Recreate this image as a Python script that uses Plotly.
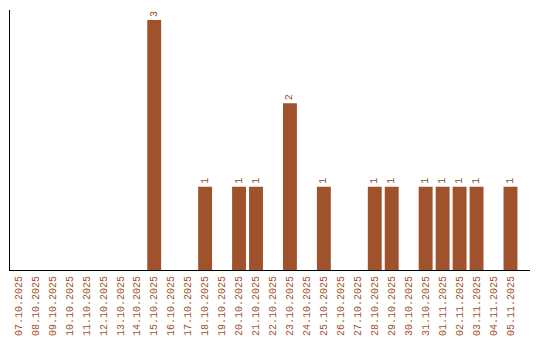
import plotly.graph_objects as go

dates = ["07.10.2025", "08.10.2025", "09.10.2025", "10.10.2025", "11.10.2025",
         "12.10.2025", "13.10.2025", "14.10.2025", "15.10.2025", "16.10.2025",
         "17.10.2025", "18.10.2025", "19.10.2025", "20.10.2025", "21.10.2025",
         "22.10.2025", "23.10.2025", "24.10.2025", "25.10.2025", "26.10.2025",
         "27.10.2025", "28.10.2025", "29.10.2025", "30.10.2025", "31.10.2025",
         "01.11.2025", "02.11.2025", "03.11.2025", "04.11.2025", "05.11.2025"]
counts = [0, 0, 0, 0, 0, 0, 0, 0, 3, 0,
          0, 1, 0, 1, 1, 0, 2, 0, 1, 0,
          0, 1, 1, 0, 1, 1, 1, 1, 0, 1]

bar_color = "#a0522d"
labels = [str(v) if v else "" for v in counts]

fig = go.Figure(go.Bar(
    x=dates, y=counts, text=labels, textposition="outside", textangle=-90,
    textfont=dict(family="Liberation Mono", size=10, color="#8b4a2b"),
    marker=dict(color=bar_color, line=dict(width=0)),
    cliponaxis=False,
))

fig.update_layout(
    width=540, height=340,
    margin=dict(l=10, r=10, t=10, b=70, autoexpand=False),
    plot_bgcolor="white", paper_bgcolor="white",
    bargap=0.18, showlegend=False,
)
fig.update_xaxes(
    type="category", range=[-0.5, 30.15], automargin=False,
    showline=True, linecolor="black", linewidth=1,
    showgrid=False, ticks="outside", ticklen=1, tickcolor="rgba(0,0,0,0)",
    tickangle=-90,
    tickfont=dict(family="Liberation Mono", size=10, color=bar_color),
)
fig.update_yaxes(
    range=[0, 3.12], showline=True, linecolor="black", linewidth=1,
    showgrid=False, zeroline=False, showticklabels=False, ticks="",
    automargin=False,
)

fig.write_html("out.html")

========================================================================

→ **Prompt**:
Your task is an exact transcription of all the data, minus the pictures.

→ **Written answer**:
Recreate this image as a Python script that uses Plotly.
import plotly.graph_objects as go

dates = ["07.10.2025", "08.10.2025", "09.10.2025", "10.10.2025", "11.10.2025",
         "12.10.2025", "13.10.2025", "14.10.2025", "15.10.2025", "16.10.2025",
         "17.10.2025", "18.10.2025", "19.10.2025", "20.10.2025", "21.10.2025",
         "22.10.2025", "23.10.2025", "24.10.2025", "25.10.2025", "26.10.2025",
         "27.10.2025", "28.10.2025", "29.10.2025", "30.10.2025", "31.10.2025",
         "01.11.2025", "02.11.2025", "03.11.2025", "04.11.2025", "05.11.2025"]
counts = [0, 0, 0, 0, 0, 0, 0, 0, 3, 0,
          0, 1, 0, 1, 1, 0, 2, 0, 1, 0,
          0, 1, 1, 0, 1, 1, 1, 1, 0, 1]

bar_color = "#a0522d"
labels = [str(v) if v else "" for v in counts]

fig = go.Figure(go.Bar(
    x=dates, y=counts, text=labels, textposition="outside", textangle=-90,
    textfont=dict(family="Liberation Mono", size=10, color="#8b4a2b"),
    marker=dict(color=bar_color, line=dict(width=0)),
    cliponaxis=False,
))

fig.update_layout(
    width=540, height=340,
    margin=dict(l=10, r=10, t=10, b=70, autoexpand=False),
    plot_bgcolor="white", paper_bgcolor="white",
    bargap=0.18, showlegend=False,
)
fig.update_xaxes(
    type="category", range=[-0.5, 30.15], automargin=False,
    showline=True, linecolor="black", linewidth=1,
    showgrid=False, ticks="outside", ticklen=1, tickcolor="rgba(0,0,0,0)",
    tickangle=-90,
    tickfont=dict(family="Liberation Mono", size=10, color=bar_color),
)
fig.update_yaxes(
    range=[0, 3.12], showline=True, linecolor="black", linewidth=1,
    showgrid=False, zeroline=False, showticklabels=False, ticks="",
    automargin=False,
)

fig.write_html("out.html")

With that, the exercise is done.